[Begin Stored data]

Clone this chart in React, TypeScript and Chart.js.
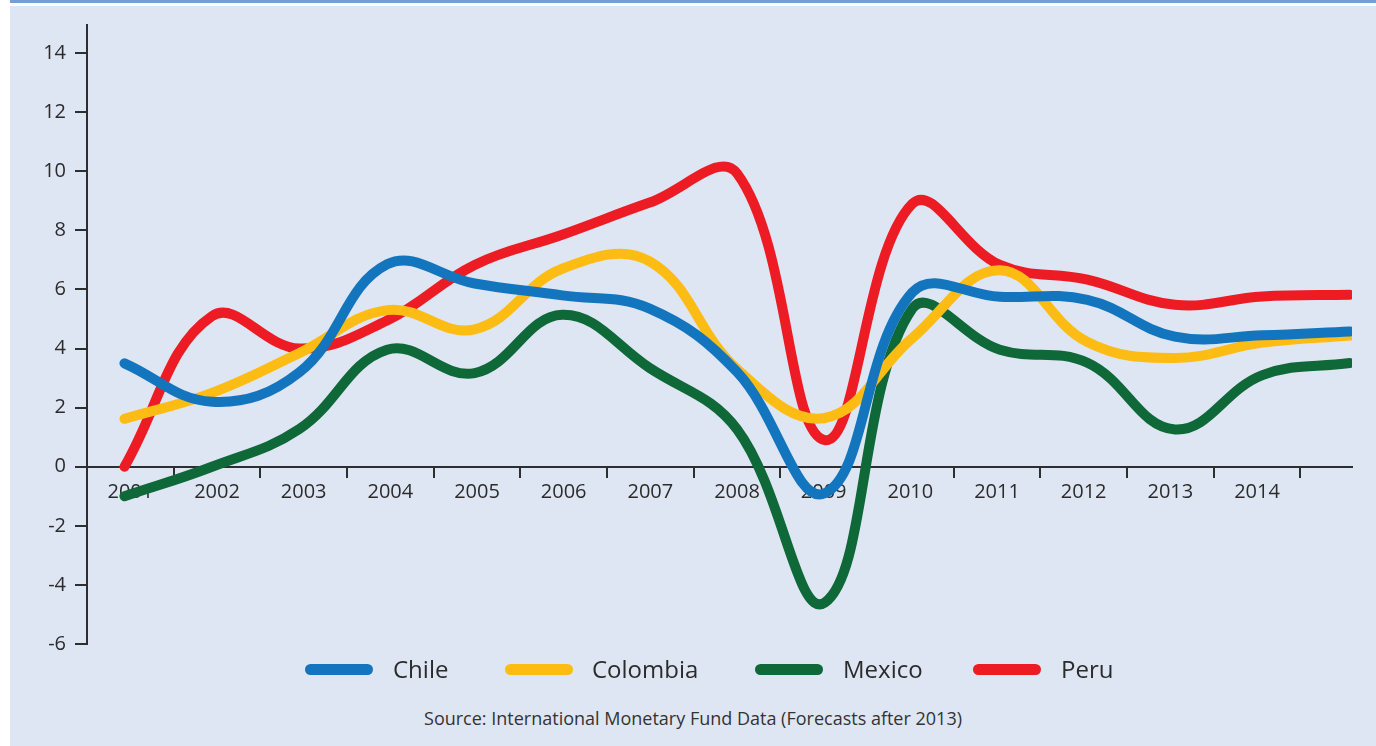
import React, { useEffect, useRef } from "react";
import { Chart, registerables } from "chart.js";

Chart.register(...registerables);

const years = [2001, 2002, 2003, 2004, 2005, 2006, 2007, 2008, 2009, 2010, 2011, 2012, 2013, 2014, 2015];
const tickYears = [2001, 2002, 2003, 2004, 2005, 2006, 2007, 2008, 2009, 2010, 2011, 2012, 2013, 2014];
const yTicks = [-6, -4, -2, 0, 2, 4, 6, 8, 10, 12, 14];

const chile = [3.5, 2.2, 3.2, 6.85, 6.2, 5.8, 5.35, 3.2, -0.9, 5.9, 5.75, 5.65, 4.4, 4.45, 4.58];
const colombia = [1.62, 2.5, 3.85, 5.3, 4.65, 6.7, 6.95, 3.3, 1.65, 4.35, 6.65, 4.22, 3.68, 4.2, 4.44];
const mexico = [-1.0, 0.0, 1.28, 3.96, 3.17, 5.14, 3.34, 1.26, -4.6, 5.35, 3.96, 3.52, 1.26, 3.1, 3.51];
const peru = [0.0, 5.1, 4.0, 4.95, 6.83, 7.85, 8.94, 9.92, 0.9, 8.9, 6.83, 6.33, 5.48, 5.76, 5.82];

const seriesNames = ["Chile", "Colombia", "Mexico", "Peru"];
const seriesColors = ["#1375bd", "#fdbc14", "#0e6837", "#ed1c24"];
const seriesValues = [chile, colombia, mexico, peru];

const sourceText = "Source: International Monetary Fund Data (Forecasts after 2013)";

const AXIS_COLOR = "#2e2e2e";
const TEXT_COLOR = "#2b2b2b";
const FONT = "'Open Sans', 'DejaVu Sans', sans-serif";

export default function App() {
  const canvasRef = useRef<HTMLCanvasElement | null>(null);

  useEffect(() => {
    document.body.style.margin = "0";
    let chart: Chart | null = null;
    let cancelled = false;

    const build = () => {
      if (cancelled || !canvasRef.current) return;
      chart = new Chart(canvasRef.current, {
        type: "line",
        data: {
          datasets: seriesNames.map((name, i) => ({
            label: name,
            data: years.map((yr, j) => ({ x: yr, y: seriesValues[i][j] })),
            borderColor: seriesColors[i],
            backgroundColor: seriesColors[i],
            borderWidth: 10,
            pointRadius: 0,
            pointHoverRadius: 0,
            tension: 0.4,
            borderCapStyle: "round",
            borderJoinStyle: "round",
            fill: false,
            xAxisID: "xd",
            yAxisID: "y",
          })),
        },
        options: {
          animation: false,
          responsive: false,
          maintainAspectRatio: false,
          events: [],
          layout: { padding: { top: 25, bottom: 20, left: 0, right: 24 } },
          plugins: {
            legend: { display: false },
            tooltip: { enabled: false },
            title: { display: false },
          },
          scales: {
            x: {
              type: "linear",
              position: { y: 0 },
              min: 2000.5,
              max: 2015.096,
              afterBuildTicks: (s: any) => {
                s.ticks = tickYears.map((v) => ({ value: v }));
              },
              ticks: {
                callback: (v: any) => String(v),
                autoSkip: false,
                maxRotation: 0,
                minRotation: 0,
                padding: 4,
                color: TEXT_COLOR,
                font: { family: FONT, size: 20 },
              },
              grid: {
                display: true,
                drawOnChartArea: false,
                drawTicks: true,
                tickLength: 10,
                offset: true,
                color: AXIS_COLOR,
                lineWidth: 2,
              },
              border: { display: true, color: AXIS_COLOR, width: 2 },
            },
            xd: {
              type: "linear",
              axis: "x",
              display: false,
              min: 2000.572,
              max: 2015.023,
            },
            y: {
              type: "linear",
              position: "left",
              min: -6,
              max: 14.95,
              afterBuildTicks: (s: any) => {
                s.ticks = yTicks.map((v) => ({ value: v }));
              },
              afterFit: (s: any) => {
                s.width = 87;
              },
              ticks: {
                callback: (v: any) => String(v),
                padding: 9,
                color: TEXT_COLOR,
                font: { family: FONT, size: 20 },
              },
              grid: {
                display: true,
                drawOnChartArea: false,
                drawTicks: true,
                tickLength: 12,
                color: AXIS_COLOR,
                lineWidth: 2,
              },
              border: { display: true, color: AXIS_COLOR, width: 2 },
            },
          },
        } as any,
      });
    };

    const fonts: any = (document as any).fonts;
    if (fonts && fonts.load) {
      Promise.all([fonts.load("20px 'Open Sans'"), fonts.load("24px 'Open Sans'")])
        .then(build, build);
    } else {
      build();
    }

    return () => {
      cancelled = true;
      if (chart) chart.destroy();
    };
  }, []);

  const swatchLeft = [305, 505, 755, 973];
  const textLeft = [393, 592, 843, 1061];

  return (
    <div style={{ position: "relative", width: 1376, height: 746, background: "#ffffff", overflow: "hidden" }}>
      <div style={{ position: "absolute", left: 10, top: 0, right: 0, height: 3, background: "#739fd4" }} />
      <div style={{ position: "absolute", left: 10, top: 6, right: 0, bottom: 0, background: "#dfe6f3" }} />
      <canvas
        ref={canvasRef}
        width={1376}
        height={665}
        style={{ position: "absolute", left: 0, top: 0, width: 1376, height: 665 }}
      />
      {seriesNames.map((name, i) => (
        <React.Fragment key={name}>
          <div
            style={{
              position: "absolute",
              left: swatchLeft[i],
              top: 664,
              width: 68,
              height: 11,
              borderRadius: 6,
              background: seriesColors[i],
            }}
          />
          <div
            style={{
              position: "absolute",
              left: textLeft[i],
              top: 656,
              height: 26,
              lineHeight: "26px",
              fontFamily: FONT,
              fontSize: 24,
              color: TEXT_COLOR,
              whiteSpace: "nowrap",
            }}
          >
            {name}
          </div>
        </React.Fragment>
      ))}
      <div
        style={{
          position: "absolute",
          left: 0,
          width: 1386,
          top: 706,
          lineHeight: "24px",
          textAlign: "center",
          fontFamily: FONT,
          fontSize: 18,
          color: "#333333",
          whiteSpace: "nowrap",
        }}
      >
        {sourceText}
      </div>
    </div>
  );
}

[End Stored data]

- [Short exercise] Leave out the pictures, then repeat the listing above exactly from its first line to the line with "International Monetary Fund", inclusive.

- [Response to the exercise]
Clone this chart in React, TypeScript and Chart.js.
import React, { useEffect, useRef } from "react";
import { Chart, registerables } from "chart.js";

Chart.register(...registerables);

const years = [2001, 2002, 2003, 2004, 2005, 2006, 2007, 2008, 2009, 2010, 2011, 2012, 2013, 2014, 2015];
const tickYears = [2001, 2002, 2003, 2004, 2005, 2006, 2007, 2008, 2009, 2010, 2011, 2012, 2013, 2014];
const yTicks = [-6, -4, -2, 0, 2, 4, 6, 8, 10, 12, 14];

const chile = [3.5, 2.2, 3.2, 6.85, 6.2, 5.8, 5.35, 3.2, -0.9, 5.9, 5.75, 5.65, 4.4, 4.45, 4.58];
const colombia = [1.62, 2.5, 3.85, 5.3, 4.65, 6.7, 6.95, 3.3, 1.65, 4.35, 6.65, 4.22, 3.68, 4.2, 4.44];
const mexico = [-1.0, 0.0, 1.28, 3.96, 3.17, 5.14, 3.34, 1.26, -4.6, 5.35, 3.96, 3.52, 1.26, 3.1, 3.51];
const peru = [0.0, 5.1, 4.0, 4.95, 6.83, 7.85, 8.94, 9.92, 0.9, 8.9, 6.83, 6.33, 5.48, 5.76, 5.82];

const seriesNames = ["Chile", "Colombia", "Mexico", "Peru"];
const seriesColors = ["#1375bd", "#fdbc14", "#0e6837", "#ed1c24"];
const seriesValues = [chile, colombia, mexico, peru];

const sourceText = "Source: International Monetary Fund Data (Forecasts after 2013)";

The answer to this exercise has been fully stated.